The clinical approach also had other advantages. By spending very little time on appearances, healthcare institutions often spent less on things that, at the time, were not thought to have contributed significantly to patient outcomes. And for many parts of the healthcare profession, this made sense. Operating rooms only needed to get the job done, after all.
However, applying this utilitarian approach across entire facilities would have consequences for the quality of care. The consequences of choosing a largely clinical environment across all aspects of the medical profession had made medical offices uninviting places for patients, who would often have anxieties of entering. This often compounded people’s fears of entering medical settings.
Aesthetics can also have a surprising effect on patient outcomes. Strictly clinical environments can cause a lot of stress, which can affect the recovery times for patients. Moreover, most aesthetic flourishes seen in many offices are often brought in ad-hoc by the staff, which usually means clashing elements are placed into the facility.
Also, recent findings suggest that introducing patients to aesthetically appealing environments can help reduce stress and manage pre-treatment anxieties. One study has found that patients recovered much faster in the presence of a window with a view of trees than those that did not.
The interiors of businesses and other public spaces have since moved on from the drab and bland, with even the most basic of furnishings being more aesthetically attractive than they were a decade ago. Even hospitals and medical centres are slowly following suit, shifting away from the purely practical interiors of the past in favour of more inviting and colourful spaces.
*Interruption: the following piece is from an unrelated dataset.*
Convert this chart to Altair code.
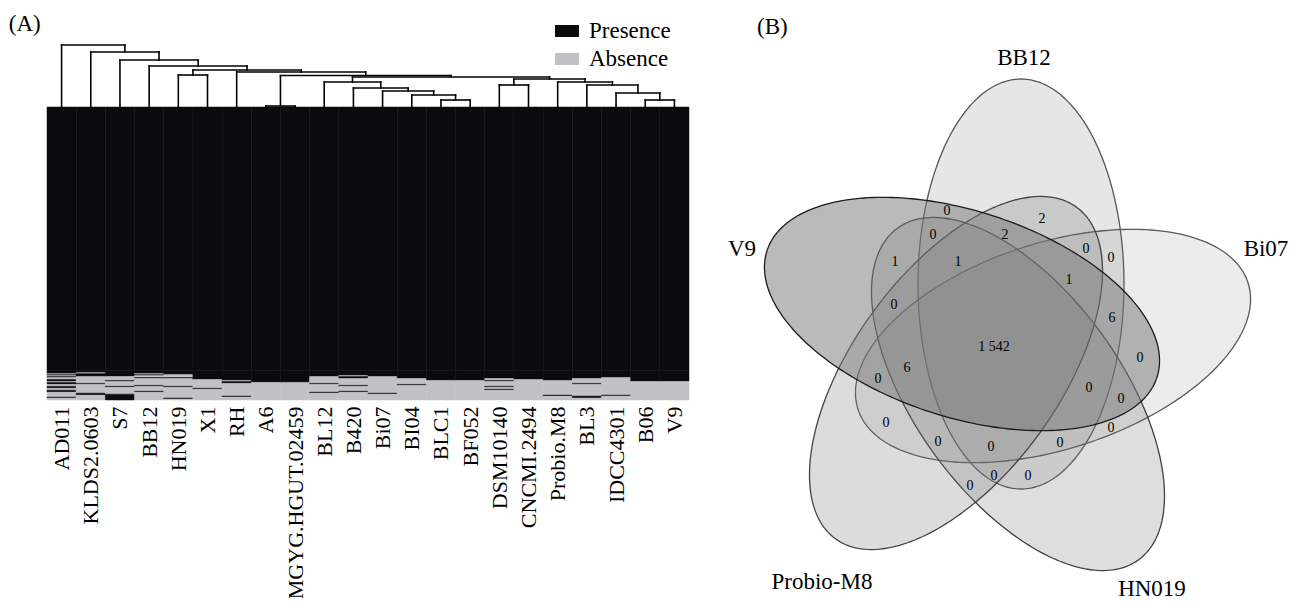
import math
import altair as alt
import pandas as pd

FONT = "Liberation Serif"

# ---------------- data: panel A ----------------
strains = ["AD011", "KLDS2.0603", "S7", "BB12", "HN019", "X1", "RH", "A6",
           "MGYG.HGUT.02459", "BL12", "B420", "Bi07", "BI04", "BLC1", "BF052",
           "DSM10140", "CNCMI.2494", "Probio.M8", "BL3", "IDCC4301", "B06", "V9"]

core_rows = 270  # gene clusters present in every strain (top block)
# presence (1) / absence (0) of the remaining 30 accessory gene clusters, per strain
accessory = [
    "111010100110110011001100000100",  # AD011
    "110111000000010000000001100000",  # KLDS2.0603
    "111111000010000010000000111111",  # S7
    "111010010000000100000100000000",  # BB12
    "111100010000000010000000000010",  # HN019
    "111111111000000000100000000000",  # X1
    "111111111101100000000000001000",  # RH
    "111111111111000000000000000000",  # A6
    "111111111111000000000000000000",  # MGYG.HGUT.02459
    "111111000000010000000010000000",  # BL12
    "111110110000000100000100000000",  # B420
    "111111000000000000000001000000",  # Bi07
    "111111110000001000000000000000",  # BI04
    "111111111100000000000000000000",  # BLC1
    "111111111100000000000000000000",  # BF052
    "111111110010000010010000000000",  # DSM10140
    "111111111000000000000000000000",  # CNCMI.2494
    "111111111100000000000000010000",  # Probio.M8
    "111111110000010000000000001100",  # BL3
    "111111100000000000000000010000",  # IDCC4301
    "111111111110000000000000000000",  # B06
    "111111111110000000000000000000",  # V9
]

# dendrogram merges: (node, left child, right child, height)
merges = [
    ("a", "A6", "MGYG.HGUT.02459", 0.016),
    ("b", "BLC1", "BF052", 0.113),
    ("c", "BI04", "b", 0.194),
    ("d", "Bi07", "c", 0.258),
    ("e", "B420", "d", 0.306),
    ("f", "BL12", "e", 0.403),
    ("r1", "B06", "V9", 0.113),
    ("r2", "IDCC4301", "r1", 0.226),
    ("r3", "BL3", "r2", 0.355),
    ("r4", "Probio.M8", "r3", 0.403),
    ("r5", "DSM10140", "CNCMI.2494", 0.355),
    ("r6", "r5", "r4", 0.452),
    ("q", "f", "r6", 0.484),
    ("g", "a", "q", 0.508),
    ("hx", "HN019", "X1", 0.516),
    ("n6", "RH", "g", 0.565),
    ("n5", "hx", "n6", 0.597),
    ("n4", "BB12", "n5", 0.661),
    ("n3", "S7", "n4", 0.758),
    ("n2", "KLDS2.0603", "n3", 0.887),
    ("n1", "AD011", "n2", 1.000),
]

# ---------------- data: panel B ----------------
venn_sets = ["BB12", "Bi07", "HN019", "Probio-M8", "V9"]
venn_counts = [0, 2, 0, 2, 0, 0, 1, 1, 1, 0, 6, 1542, 0, 6, 0,
               0, 0, 0, 0, 0, 0, 0, 0, 0, 0]

# ---------------- geometry / layout (not data) ----------------
n_acc = len(accessory[0])
total_rows = core_rows + n_acc
DENDRO_SPAN = 63.5  # rows of vertical space used by dendrogram

# Venn ellipses: center (x, y), major-axis angle (deg); y up, local units = px
ell_a, ell_b = 205.0, 103.0
ell_geom = {
    "BB12": (14, 58, 90),
    "Bi07": (46, -4, 18),
    "HN019": (11, -52, -54),
    "Probio-M8": (-51, -31, 54),
    "V9": (-45, 28, 162),
}
ell_style = {  # fill opacity, stroke colour
    "BB12": (0.18, "#555555"),
    "Bi07": (0.14, "#5a5a5a"),
    "HN019": (0.24, "#404040"),
    "Probio-M8": (0.26, "#444444"),
    "V9": (0.51, "#1c1c1c"),
}
set_label_pos = {
    "BB12": (17, 284), "Bi07": (259, 93), "HN019": (145, -247),
    "Probio-M8": (-185, -240), "V9": (-265, 93),
}
count_pos = [(-60, 131), (35, 123), (-74, 107), (-2, 107), (79, 93), (104, 84),
             (-112, 80), (-49, 80), (62, 62), (-113, 37), (105, 24), (-13, -5),
             (133, -16), (-100, -26), (-129, -37), (82, -46), (114, -57),
             (-121, -81), (104, -86), (-69, -100), (-16, -105), (53, -101),
             (-13, -134), (21, -134), (-37, -144)]

# ---------------- build tables ----------------
heat_rows = []
for k, s in enumerate(strains):
    heat_rows.append(dict(strain=s, x0=k, x1=k + 1, y0=0, y1=core_rows, status="Presence"))
    pat = accessory[k]
    start = 0
    for i in range(1, n_acc + 1):
        if i == n_acc or pat[i] != pat[start]:
            heat_rows.append(dict(strain=s, x0=k, x1=k + 1,
                                  y0=core_rows + start, y1=core_rows + i,
                                  status="Presence" if pat[start] == "1" else "Absence"))
            start = i
heat_df = pd.DataFrame(heat_rows)

pos = {s: k + 0.5 for k, s in enumerate(strains)}
hgt = {s: 0.0 for s in strains}
seg = []
for node, l, r, h in merges:
    pos[node] = (pos[l] + pos[r]) / 2
    hgt[node] = h
    seg.append(dict(x=pos[l], x2=pos[r], y=-DENDRO_SPAN * h, y2=-DENDRO_SPAN * h))
    seg.append(dict(x=pos[l], x2=pos[l], y=-DENDRO_SPAN * hgt[l], y2=-DENDRO_SPAN * h))
    seg.append(dict(x=pos[r], x2=pos[r], y=-DENDRO_SPAN * hgt[r], y2=-DENDRO_SPAN * h))
dend_df = pd.DataFrame(seg)

xscale = alt.Scale(domain=[0, len(strains)], nice=False, zero=False)
yscale = alt.Scale(domain=[-DENDRO_SPAN, total_rows], nice=False, zero=False, reverse=True)
label_expr = "[" + ",".join("'%s'" % s for s in strains) + "][floor(datum.value)]"
x_axis = alt.Axis(values=[k + 0.5 for k in range(len(strains))], labelExpr=label_expr,
                  labelAngle=270, labelFont=FONT, labelFontSize=22, labelColor="black",
                  labelPadding=6, ticks=False, domain=False, grid=False, title=None,
                  labelOverlap=False, labelLimit=400)

status_domain = ["Presence", "Absence"]
status_range = ["#0b0b0d", "#c2c2c6"]

heat = alt.Chart(heat_df).mark_rect(strokeWidth=0.5).encode(
    x=alt.X("x0:Q", scale=xscale, axis=x_axis),
    x2="x1:Q",
    y=alt.Y("y0:Q", scale=yscale, axis=None),
    y2="y1:Q",
    color=alt.Color("status:N",
                    scale=alt.Scale(domain=status_domain, range=status_range),
                    legend=alt.Legend(title=None, orient="none", legendX=508, legendY=-26,
                                      symbolType="M-1,-0.5H1V0.5H-1Z", symbolSize=576,
                                      symbolStrokeWidth=0, labelFont=FONT, labelFontSize=23,
                                      labelColor="black", labelOffset=10, rowPadding=4,
                                      padding=0)),
    stroke=alt.Stroke("status:N", scale=alt.Scale(domain=status_domain, range=status_range),
                      legend=None),
)

dend = alt.Chart(dend_df).mark_rule(color="black", strokeWidth=1.6, strokeCap="square").encode(
    x=alt.X("x:Q", scale=xscale, axis=x_axis),
    x2="x2:Q",
    y=alt.Y("y:Q", scale=yscale, axis=None),
    y2="y2:Q",
)

left = alt.layer(heat, dend).properties(
    width=642, height=355,
    title=alt.TitleParams("(A)", anchor="start", dx=-38, font=FONT, fontSize=23,
                          fontWeight="normal", color="black", offset=8),
)

# ---------------- Venn ----------------
vx = alt.Scale(domain=[-285, 283], nice=False, zero=False)
vy = alt.Scale(domain=[-260, 297], nice=False, zero=False)

venn_layers = []
for s in venn_sets:
    cx, cy, ang = ell_geom[s]
    th = math.radians(ang)
    pts = []
    for i in range(241):
        t = 2 * math.pi * i / 240
        x = cx + ell_a * math.cos(t) * math.cos(th) - ell_b * math.sin(t) * math.sin(th)
        y = cy + ell_a * math.cos(t) * math.sin(th) + ell_b * math.sin(t) * math.cos(th)
        pts.append(dict(x=x, y=y, o=i))
    op, stc = ell_style[s]
    venn_layers.append(
        alt.Chart(pd.DataFrame(pts)).mark_line(
            fill="#777777", fillOpacity=op, stroke=stc, strokeWidth=1.3, interpolate="linear"
        ).encode(
            x=alt.X("x:Q", scale=vx, axis=None),
            y=alt.Y("y:Q", scale=vy, axis=None),
            order="o:Q",
        )
    )

cnt_df = pd.DataFrame(dict(
    x=[p[0] for p in count_pos], y=[p[1] for p in count_pos],
    label=[format(v, ",").replace(",", " ") for v in venn_counts]))
counts = alt.Chart(cnt_df).mark_text(font=FONT, fontSize=14, color="black").encode(
    x=alt.X("x:Q", scale=vx, axis=None), y=alt.Y("y:Q", scale=vy, axis=None), text="label:N")

lab_df = pd.DataFrame(dict(
    x=[set_label_pos[s][0] for s in venn_sets], y=[set_label_pos[s][1] for s in venn_sets],
    label=venn_sets))
setlabels = alt.Chart(lab_df).mark_text(font=FONT, fontSize=23, color="black").encode(
    x=alt.X("x:Q", scale=vx, axis=None), y=alt.Y("y:Q", scale=vy, axis=None), text="label:N")

venn = alt.layer(*venn_layers, counts, setlabels).properties(
    width=568, height=557,
    title=alt.TitleParams("(B)", anchor="start", dx=35, font=FONT, fontSize=23,
                          fontWeight="normal", color="black", offset=6),
)

chart = alt.hconcat(left, venn, spacing=32).properties(
    padding={"left": 0, "top": 4, "right": 0, "bottom": 0}
).configure_view(strokeWidth=0)

chart.save("out.html", embed_options={"renderer": "svg", "actions": False})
In some hospitals and medical centre fit outs today, patients can expect hotel-like recovery rooms and well-appointed common areas.
Besides making patients feel less anxious when entering and setting appointments, an inviting environment can help keep patients calm and relaxed throughout recovery. After all, improving comfort is part of maintaining quality care. Ultimately, healthcare facilities must strike a balance between functional, utilitarian environments with more attractive and appealing interior design to offer comfort and alleviate patient anxiety throughout their stay.